Месье Деданж изменил тон на безжизненно-холодный. Смотря в пол из уголков своих глаз, не моргая, еле дыша. Он был опустошен, но отважно продолжал свой рассказ.

— Авария. В нас врезался уснувший водитель. Машину выбило с моста прямиком в хегринское озеро. Любимая погибла от удара. Машину сжало так сильно, что железо безжалостно перекусило мои руки. Я пережил четыре минуты клинической смерти, а затем решил выйти в отпуск на два месяца пребывания в коме. Похороны жены состоялись без моего участия, а я лишь потом увидел безликую плиту с высеченным именем супруги, до последнего считая, что это иллюзия. Я превратился не в физически ограниченного, а в душевного калеку. Даже попытка суицида была обречена на провал. Полысевший сорокалетний импотент назначил мне курс реабилитации, чтобы хоть как-то заткнуть мое несмолкаемое нытье. Я считал дни безразличия…

— Как вам удалось преодолеть все это? — пребывая в глубоком шоке, спросил я.

— Со временем я рассказал историю путешествия в иной мир моему лечащему врачу. На что он, со свойственной ему идиотской улыбкой, принялся убеждать меня в абсурдности увиденного. Он назвал это «околосмертными переживаниями». Не что иное, как плод моего умирающего воображения. Он принялся оправдывать каждое мое слово научными постулатами, свойствами мозга и прочей скептической ерундой. Я был поражен, насколько уверенно врач говорил о том, чего не испытал на своей собственной шкуре. Я понимал, что схожу с ума. Ненавидел эту больницу, нянек, психотерапии, таких же обреченных, как и я, пациентов. Но больше всего я презирал себя.

И вот в очередной раз в моей жизни появился ангел-хранитель. Он был глух к моим мольбам оставить меня на попечение больницы. Настойчивым взглядом заставил меня собрать вещи и покинуть серые чертоги. Рами в очередной раз пришел ко мне в сложные минуты. Жизнь вернула меня к истокам беспомощности. Будто младенец, под его строгим присмотром, я учился есть ложкой, писать ручкой и умывать лицо с помощью своих ног. Мой друг не позволял мне проявлять слабость и с каждой моей неудачной попыткой вновь призывал меня пробовать. Никаких снисхождений, сочувствий, словно я такой, как и прежде.

Прошло полгода, а я все еще оставался неуклюжим младенцем. Рами запрещал мне скрываться от мира людей, и каждое утро мы прогуливались с ним по скверам города, посещали вместе могилу жены.

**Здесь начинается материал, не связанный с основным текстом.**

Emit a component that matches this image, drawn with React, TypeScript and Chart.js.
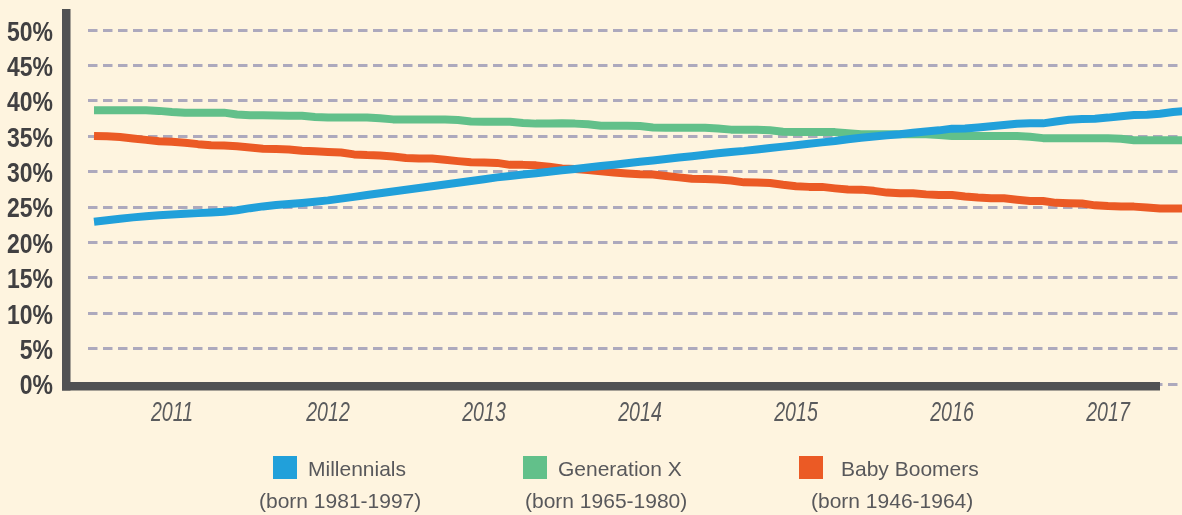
import React, { useEffect, useRef } from 'react';
import { Chart, registerables } from 'chart.js';

Chart.register(...registerables);

const MONTHS = [
  '2011-01', '2011-02', '2011-03', '2011-04', '2011-05', '2011-06', '2011-07', '2011-08', '2011-09', '2011-10', '2011-11', '2011-12',
  '2012-01', '2012-02', '2012-03', '2012-04', '2012-05', '2012-06', '2012-07', '2012-08', '2012-09', '2012-10', '2012-11', '2012-12',
  '2013-01', '2013-02', '2013-03', '2013-04', '2013-05', '2013-06', '2013-07', '2013-08', '2013-09', '2013-10', '2013-11', '2013-12',
  '2014-01', '2014-02', '2014-03', '2014-04', '2014-05', '2014-06', '2014-07', '2014-08', '2014-09', '2014-10', '2014-11', '2014-12',
  '2015-01', '2015-02', '2015-03', '2015-04', '2015-05', '2015-06', '2015-07', '2015-08', '2015-09', '2015-10', '2015-11', '2015-12',
  '2016-01', '2016-02', '2016-03', '2016-04', '2016-05', '2016-06', '2016-07', '2016-08', '2016-09', '2016-10', '2016-11', '2016-12',
  '2017-01', '2017-02', '2017-03', '2017-04', '2017-05', '2017-06', '2017-07', '2017-08', '2017-09', '2017-10', '2017-11', '2017-12',
  '2018-01',
];

const MILLENNIALS = [
  22.94, 23.15, 23.35, 23.55, 23.72, 23.85, 23.95, 24.05, 24.15, 24.25, 24.35, 24.55,
  24.85, 25.1, 25.3, 25.45, 25.58, 25.75, 25.95, 26.2, 26.45, 26.7, 26.95, 27.2,
  27.45, 27.7, 27.95, 28.2, 28.45, 28.7, 28.95, 29.2, 29.4, 29.6, 29.8, 30.0,
  30.2, 30.4, 30.6, 30.8, 31.0, 31.2, 31.4, 31.6, 31.8, 32.0, 32.2, 32.4,
  32.6, 32.8, 32.95, 33.15, 33.35, 33.55, 33.75, 33.95, 34.15, 34.35, 34.6, 34.8,
  34.98, 35.15, 35.3, 35.5, 35.7, 35.85, 36.09, 36.12, 36.25, 36.42, 36.6, 36.78,
  36.84, 36.84, 37.1, 37.35, 37.45, 37.5, 37.65, 37.85, 38.02, 38.07, 38.2, 38.45,
  38.6,
];

const GENERATION_X = [
  38.7, 38.7, 38.7, 38.7, 38.7, 38.6, 38.45, 38.35, 38.35, 38.35, 38.35, 38.1,
  38.0, 38.0, 37.95, 37.9, 37.9, 37.75, 37.65, 37.65, 37.65, 37.65, 37.55, 37.4,
  37.37, 37.37, 37.37, 37.37, 37.3, 37.1, 37.08, 37.08, 37.05, 36.9, 36.8, 36.8,
  36.85, 36.8, 36.7, 36.5, 36.5, 36.5, 36.45, 36.25, 36.2, 36.2, 36.2, 36.2,
  36.1, 35.95, 35.95, 35.95, 35.85, 35.65, 35.62, 35.62, 35.62, 35.6, 35.45, 35.3,
  35.3, 35.3, 35.3, 35.3, 35.3, 35.2, 35.05, 35.05, 35.05, 35.05, 35.05, 35.05,
  34.95, 34.75, 34.73, 34.73, 34.73, 34.73, 34.73, 34.65, 34.45, 34.44, 34.44, 34.44,
  34.44,
];

const BABY_BOOMERS = [
  35.05, 35.0, 34.9, 34.7, 34.5, 34.32, 34.25, 34.1, 33.9, 33.75, 33.7, 33.6,
  33.42, 33.25, 33.2, 33.15, 32.98, 32.9, 32.8, 32.72, 32.45, 32.35, 32.3, 32.15,
  31.95, 31.88, 31.86, 31.7, 31.5, 31.33, 31.3, 31.25, 30.97, 30.97, 30.9, 30.7,
  30.45, 30.4, 30.25, 30.05, 29.9, 29.75, 29.63, 29.6, 29.4, 29.2, 29.0, 28.96,
  28.9, 28.75, 28.5, 28.47, 28.4, 28.15, 27.95, 27.86, 27.86, 27.65, 27.48, 27.47,
  27.3, 27.05, 26.96, 26.96, 26.8, 26.72, 26.7, 26.5, 26.35, 26.25, 26.25, 26.05,
  25.87, 25.87, 25.6, 25.54, 25.5, 25.25, 25.15, 25.1, 25.07, 24.95, 24.82, 24.79,
  24.79,
];

const Y_TICKS = [0, 5, 10, 15, 20, 25, 30, 35, 40, 45, 50];
const X_TICK_MONTHS = ['2011-07', '2012-07', '2013-07', '2014-07', '2015-07', '2016-07', '2017-07'];
const X_TICK_LABELS = ['2011', '2012', '2013', '2014', '2015', '2016', '2017'];

const SERIES_NAMES = ['Millennials', 'Generation X', 'Baby Boomers'];
const SERIES_BORN = ['(born 1981-1997)', '(born 1965-1980)', '(born 1946-1964)'];
const SERIES_COLORS = ['#21A0DA', '#62C08A', '#EB5A25'];

const BG = '#FEF4DF';
const AXIS_COLOR = '#505153';
const SANS = "'Liberation Sans', Arial, Helvetica, sans-serif";

const axisPlugin = {
  id: 'axisDecor',
  beforeDraw(chart: any) {
    const { ctx } = chart;
    ctx.save();
    ctx.fillStyle = BG;
    ctx.fillRect(0, 0, chart.width, chart.height);
    ctx.restore();
  },
  afterDraw(chart: any) {
    const { ctx, chartArea, scales } = chart;
    const xs = scales.x;
    const ys = scales.y;
    const y0 = ys.getPixelForValue(0);
    ctx.save();
    // axis bars
    ctx.fillStyle = AXIS_COLOR;
    ctx.fillRect(62, chartArea.top, 8.5, y0 + 6.5 - chartArea.top);
    ctx.fillRect(62, y0 - 2, 1098, 8.5);

    // y tick labels (condensed bold)
    ctx.fillStyle = '#414042';
    ctx.font = `bold 28px ${SANS}`;
    ctx.textAlign = 'right';
    ctx.textBaseline = 'alphabetic';
    Y_TICKS.forEach((v) => {
      const py = ys.getPixelForValue(v);
      ctx.save();
      ctx.translate(53, py + 10.3);
      ctx.scale(0.82, 1);
      ctx.fillText(`${v}%`, 0, 0);
      ctx.restore();
    });

    // x tick labels (condensed italic)
    ctx.fillStyle = '#5A5B5D';
    ctx.font = `italic 28px ${SANS}`;
    ctx.textAlign = 'center';
    X_TICK_MONTHS.forEach((m, i) => {
      const px = xs.getPixelForValue(MONTHS.indexOf(m));
      ctx.save();
      ctx.translate(px, 421);
      ctx.scale(0.7, 1);
      ctx.fillText(X_TICK_LABELS[i], 0, 0);
      ctx.restore();
    });
    ctx.restore();
  },
};

export default function App() {
  const canvasRef = useRef<HTMLCanvasElement | null>(null);

  useEffect(() => {
    const canvas = canvasRef.current;
    if (!canvas) return;
    const seriesValues = [MILLENNIALS, GENERATION_X, BABY_BOOMERS];
    const tickIdx = X_TICK_MONTHS.map((m) => MONTHS.indexOf(m));
    const chart = new Chart(canvas, {
      type: 'line',
      data: {
        datasets: seriesValues.map((vals, s) => ({
          label: SERIES_NAMES[s],
          data: MONTHS.map((_, i) => ({ x: i, y: vals[i] })),
          borderColor: SERIES_COLORS[s],
          backgroundColor: SERIES_COLORS[s],
          borderWidth: 8,
          pointRadius: 0,
          tension: 0,
          borderJoinStyle: 'round' as const,
          fill: false,
        })),
      },
      options: {
        animation: false,
        responsive: false,
        devicePixelRatio: 1,
        layout: { padding: { top: 9, left: 0, right: 0, bottom: 0 } },
        plugins: {
          legend: { display: false },
          tooltip: { enabled: false },
        },
        scales: {
          x: {
            type: 'linear',
            min: -6 / 13,
            max: -6 / 13 + 1094 / 13,
            afterBuildTicks: (scale: any) => {
              scale.ticks = tickIdx.map((v) => ({ value: v }));
            },
            afterFit: (scale: any) => {
              scale.height = 131;
              scale.paddingLeft = 0;
              scale.paddingRight = 0;
            },
            grid: { display: false, drawTicks: false },
            border: { display: false },
            ticks: {
              display: false,
              autoSkip: false,
              callback: (v: any) => X_TICK_LABELS[tickIdx.indexOf(Number(v))] ?? '',
            },
          },
          y: {
            type: 'linear',
            min: 0,
            max: 53,
            afterBuildTicks: (scale: any) => {
              scale.ticks = Y_TICKS.map((v) => ({ value: v }));
            },
            afterFit: (scale: any) => {
              scale.width = 88;
              scale.paddingTop = 0;
              scale.paddingBottom = 0;
            },
            grid: {
              color: '#ADA9BD',
              lineWidth: 3,
              drawTicks: false,
            },
            border: { display: false, dash: [9.5, 5.5] },
            ticks: {
              display: false,
              autoSkip: false,
              callback: (v: any) => `${v}%`,
            },
          },
        },
      },
      plugins: [axisPlugin],
    } as any);
    return () => chart.destroy();
  }, []);

  const legendBoxX = [273, 523, 799];
  const nameX = [308, 558, 841];
  const bornX = [259, 525, 811];

  return (
    <div style={{ position: 'fixed', left: 0, top: 0, width: 1182, height: 515, background: BG, overflow: 'hidden' }}>
      <canvas ref={canvasRef} width={1182} height={515} style={{ display: 'block', width: 1182, height: 515 }} />
      {SERIES_NAMES.map((name, i) => (
        <React.Fragment key={name}>
          <div style={{ position: 'absolute', left: legendBoxX[i], top: 456, width: 24, height: 23, background: SERIES_COLORS[i] }} />
          <div style={{ position: 'absolute', left: nameX[i], top: 458.2, font: `21px/1 ${SANS}`, color: '#58585B', whiteSpace: 'nowrap' }}>{name}</div>
          <div style={{ position: 'absolute', left: bornX[i], top: 490.2, font: `21px/1 ${SANS}`, color: '#58585B', whiteSpace: 'nowrap' }}>{SERIES_BORN[i]}</div>
        </React.Fragment>
      ))}
    </div>
  );
}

Однажды вечером, перебирая хлам в старом чулане, мы наткнулись на пыльную коробку, которую населяли пожелтевшие от времени кисточки. Рами собирался избавиться от залежавшихся бездельников, но я попросил не делать этого. Я всегда был далек от искусства, считая, что художники наделены талантом, дарованным им с детства. Просто в тот момент меня посетило желание творить, хотелось выплеснуть боль на бежевую ткань. Затем мысль преобразилась в намерение. Я не знал, возможно ли это для человека в моем положении. А потом просто сказал себе: «Черт с ним!» и посвятил дальнейшие три года царству мольбертов и кисточек. С первыми лучами солнца я начинал работать, а заканчивал, провожая сонное светило. Из детской мазни постепенно начали вырисовываться линии пейзажей, черты лиц. Я выкарабкивался из глубокой ямы, цепляясь за хрупкие корни надежды, а мой ангел-хранитель подталкивал меня.

И вот спустя три года я был способен делать многое, чего не мог в прошлой жизни. Мы с Рами устроили выставку моих картин, часть из которых продали. Вырученные деньги отправили в хегринский приют. Когда я закончил портрет жены, я почувствовал, как тяжелые оковы души были сброшены. Я отпустил мою любовь, зная, что наша встреча в один день состоится. Обряд очищения закончился.